La Croix is wowing over a Picasso which smashed records for sales at auction in New York on Monday. Le Monde reports that the old painting titled “The Women of Algiers” (Version 0) went for 179 million dollars (158 million euros), the highest price ever paid for any work of art sold at auction, according to Christie’s. The painting is one of the star pieces of a week of auctions of impressionistic and modern works in New York.

And Libération can’t wait to see the party begin – the 68th edition of the Cannes Film Festival which kicks off today. The paper is puzzled by the surprise decision by the board of directors to showcase English language films and the granting of supreme distinctions to a cream of stars of Hollywood extraction.

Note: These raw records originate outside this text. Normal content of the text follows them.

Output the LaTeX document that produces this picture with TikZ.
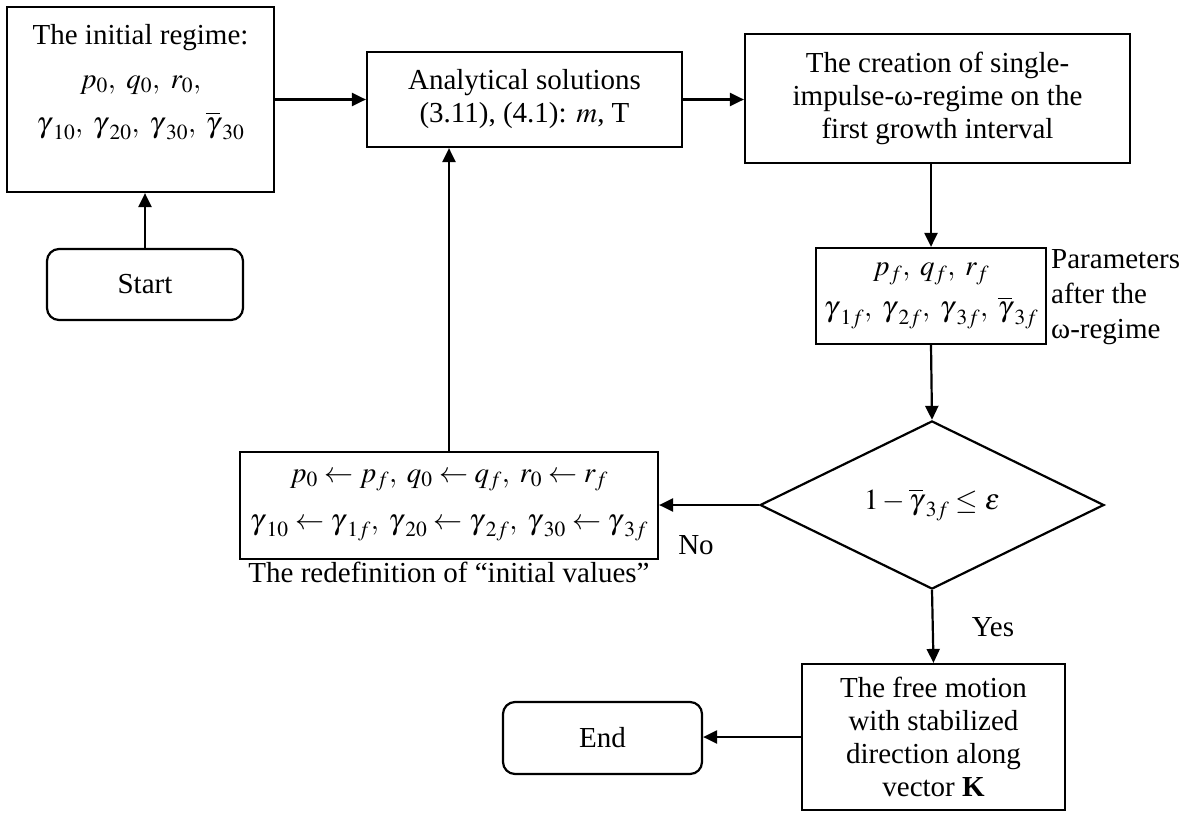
\documentclass[tikz,border=0pt]{standalone}
\usepackage{mathptmx}
\usepackage{fontspec}
\setmainfont{Liberation Serif}
\usetikzlibrary{arrows.meta,shapes.geometric}
\newcommand{\gam}[1]{{\gamma\mkern1.5mu}_{#1}}
\newcommand{\gambar}[1]{{\overline{\gamma}\mkern1.5mu}_{#1}}
\tikzset{
  box/.style={draw, line width=2.2pt, align=center, inner sep=0pt},
  term/.style={box, rounded corners=12pt},
  decision/.style={draw, diamond, line width=2.2pt, inner sep=0pt},
  flow/.style={line width=2.2pt, -{Triangle[length=14pt,width=13pt]}},
  lbl/.style={inner sep=0pt, align=center}
}
\begin{document}
\begin{tikzpicture}[x=1pt,y=-1pt]
                \useasboundingbox (0,0) rectangle (1190,816);
                {\fontsize{29}{33}\selectfont

                % Box: initial regime
                \node [box, minimum width=267pt, minimum height=185pt] (init) at (140.5,99.5) {};%
                \node [lbl, anchor=north] (initText) at ([yshift=-18pt]init.north) {The initial regime:\\[11pt]
                  $p_0,\ q_0,\ r_0,$\\[11pt]
                  $\gam{10},\;\gam{20},\;\gam{30},\;\gambar{30}$};%

                % Terminal: start
                \node [term, minimum width=196pt, minimum height=71pt] (start) at (145,284.5) {Start};%

                % Box: analytical solutions
                \node [box, minimum width=315pt, minimum height=95pt] (analyt) at (524.5,99.5) {Analytical solutions\\(3.11), (4.1): $m$, T};%

                % Box: creation of the omega-regime
                \node [box, minimum width=385pt, minimum height=129pt] (creation) at (937.5,98.5) {The creation of single-\\impulse-ω-regime on the\\first growth interval};%

                % Box: parameters after the omega-regime
                \node [box, minimum width=230pt, minimum height=96pt] (params) at (931,296) {$p_f,\;q_f,\;r_f$\\[8pt]
                  $\gam{1f},\;\gam{2f},\;\gam{3f},\;\gambar{3f}$};%
                \node [lbl, anchor=north west, align=left] (paramsText) at (1051,249) {Parameters\\[2pt]after the\\[2pt]ω-regime};%

                % Decision: stabilization test
                \node [decision, minimum width=344pt, minimum height=150pt] (check) at (932,505) {$1-\gambar{3f}\leq\varepsilon$};%

                % Box: redefinition of initial values
                \node [box, minimum width=418pt, minimum height=107pt] (redef) at (449,505.5) {$p_0\leftarrow p_f,\;q_0\leftarrow q_f,\;r_0\leftarrow r_f$\\[14pt]
                  $\gam{10}\leftarrow\gam{1f},\;\gam{20}\leftarrow\gam{2f},\;\gam{30}\leftarrow\gam{3f}$};%
                \node [lbl, anchor=north] (redefText) at (449,562) {The redefinition of “initial values”};%

                % Box: free motion
                \node [box, minimum width=263pt, minimum height=146pt] (free) at (933.5,737) {The free motion\\with stabilized\\direction along\\vector \textbf{K}};%

                % Terminal: end
                \node [term, minimum width=199pt, minimum height=72pt] (end) at (602.5,738) {End};%

                % Branch labels
                \node [lbl] (no) at (696,545) {No};%
                \node [lbl] (yes) at (993,627) {Yes};%

                % Drawing connectors
                \draw [flow] (start.north) -- (start.north |- init.south);%
                \draw [flow] (init.east) -- (init.east -| analyt.west);%
                \draw [flow] (analyt.east) -- (analyt.east -| creation.west);%
                \draw [flow] (params.north |- creation.south) -- (params.north);%
                \draw [flow] (params.south) -- (check.north);%
                \draw [flow] (check.west) -- (check.west -| redef.east);%
                \draw [flow] (redef.north) -- (redef.north |- analyt.south);%
                \draw [flow] (check.south) -- (free.north);%
                \draw [flow] (free.west) -- (free.west -| end.east);%
                }
            \end{tikzpicture}
\end{document}
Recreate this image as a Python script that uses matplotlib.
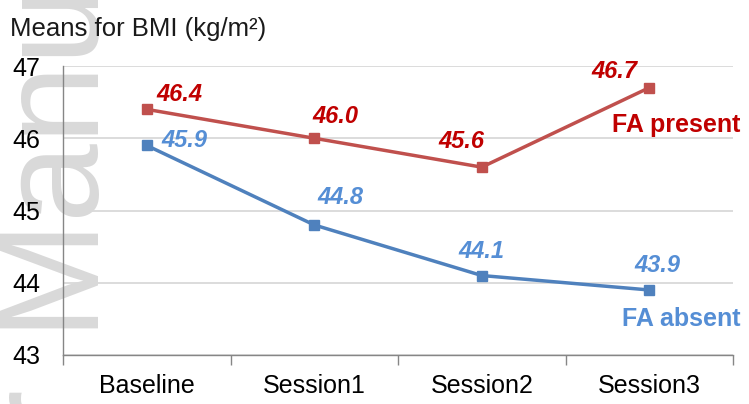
#!/usr/bin/env python3

# Line chart of mean BMI by session, with and without FA.

import matplotlib
matplotlib.use('Agg')
import matplotlib.pyplot as plt
from matplotlib.ticker import FixedLocator, NullFormatter

sessions = ['Baseline', 'Session1', 'Session2', 'Session3']
fa_present = [46.4, 46.0, 45.6, 46.7]
fa_absent = [45.9, 44.8, 44.1, 43.9]

# label offsets in pixels from each point (dx, dy, ha)
present_offsets = [(10, 15, 'left'), (-2, 22, 'left'), (3, 26, 'right'), (-12, 16, 'right')]
absent_offsets = [(15, 5, 'left'), (3, 27, 'left'), (0, 24, 'center'), (8, 24, 'center')]

red_line = '#c0504d'
red_text = '#c00000'
blue_line = '#4f81bd'
blue_text = '#558ed5'

plt.rcParams['font.family'] = ['Liberation Sans', 'DejaVu Sans']

W, H = 749, 404
fig = plt.figure(figsize=(W / 100, H / 100), dpi=100)
ax = fig.add_axes([63 / W, 1 - 355 / H, 670 / W, 289 / H])
ax.set_facecolor('none')

# faint vertical watermark behind the plot
wm = dict(rotation=90, rotation_mode='anchor', va='baseline', fontsize=102,
          color='#d9d9d9', zorder=-5)
fig.text(87 / W, 1 - 328 / H, 'Manuscript', ha='left', **wm)
fig.text(87 / W, 1 - 388 / H, 'Author', ha='right', **wm)

x = list(range(len(sessions)))
ax.plot(x, fa_present, color=red_line, lw=2.5, marker='s', ms=7, zorder=3)
ax.plot(x, fa_absent, color=blue_line, lw=2.5, marker='s', ms=7, zorder=3)

for xi, v, (dx, dy, ha) in zip(x, fa_present, present_offsets):
    ax.annotate(f'{v:.1f}', (xi, v), xytext=(dx, dy), textcoords='offset pixels',
                ha=ha, va='center', color=red_text, fontsize=17,
                fontweight='bold', fontstyle='italic')
for xi, v, (dx, dy, ha) in zip(x, fa_absent, absent_offsets):
    ax.annotate(f'{v:.1f}', (xi, v), xytext=(dx, dy), textcoords='offset pixels',
                ha=ha, va='center', color=blue_text, fontsize=17,
                fontweight='bold', fontstyle='italic')

ax.annotate('FA present', (3.5, 46.18), xytext=(7, 0), textcoords='offset pixels',
            ha='right', va='center', color=red_text, fontsize=18, fontweight='bold')
ax.annotate('FA absent', (3.5, 43.50), xytext=(7, 0), textcoords='offset pixels',
            ha='right', va='center', color=blue_text, fontsize=18, fontweight='bold')

ax.set_xlim(-0.5, 3.5)
ax.set_ylim(43, 47)
ax.set_yticks([43, 44, 45, 46, 47])
ax.set_yticklabels(['43', '44', '45', '46', '47'], fontsize=18)
ax.yaxis.grid(True, color='#d9d9d9', lw=1.3)
ax.set_axisbelow(True)
ax.tick_params(axis='y', length=0, pad=16.5)

# category labels at the centres, tick marks on the boundaries
ax.xaxis.set_major_locator(FixedLocator([-0.5, 0.5, 1.5, 2.5, 3.5]))
ax.xaxis.set_major_formatter(NullFormatter())
ax.xaxis.set_minor_locator(FixedLocator(x))
ax.set_xticklabels(sessions, minor=True, fontsize=18)
ax.tick_params(axis='x', which='major', length=7, color='#868686', width=1)
ax.tick_params(axis='x', which='minor', length=0, pad=14)

for s in ['top', 'right']:
    ax.spines[s].set_visible(False)
for s in ['left', 'bottom']:
    ax.spines[s].set_color('#868686')
    ax.spines[s].set_linewidth(1)

fig.text(10 / W, 1 - 29 / H, 'Means for BMI (kg/m\u00b2)', ha='left', va='center',
         fontsize=18.5, color='#1a1a1a')

fig.savefig('out.png', dpi=100)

Out of 19 pictures in competition only five are produced by French film makers: Jacques Audiard, Stéphane Brizé, Valerie Donzelli, Maïwenn and Guillaume Nicloux. Never before  has so much English or globish been spoken in the Cannes Theatre of Lights Palace, according to Libération.

More so, Agnès Varda is to receive an honorary Palme d’or during this year’s Closing Ceremony, previously given only to Woody Allen in 2002, Clint Eastwood in 2009, and Bernardo Bertolucci in 2011. The award is given to renowned directors whose works have achieved a global impact but who have nevertheless never won the Palme d’or. That sends the Libé wondering if Cannes Film Festival isn’t gradually becoming a “Promenade des Anglais”.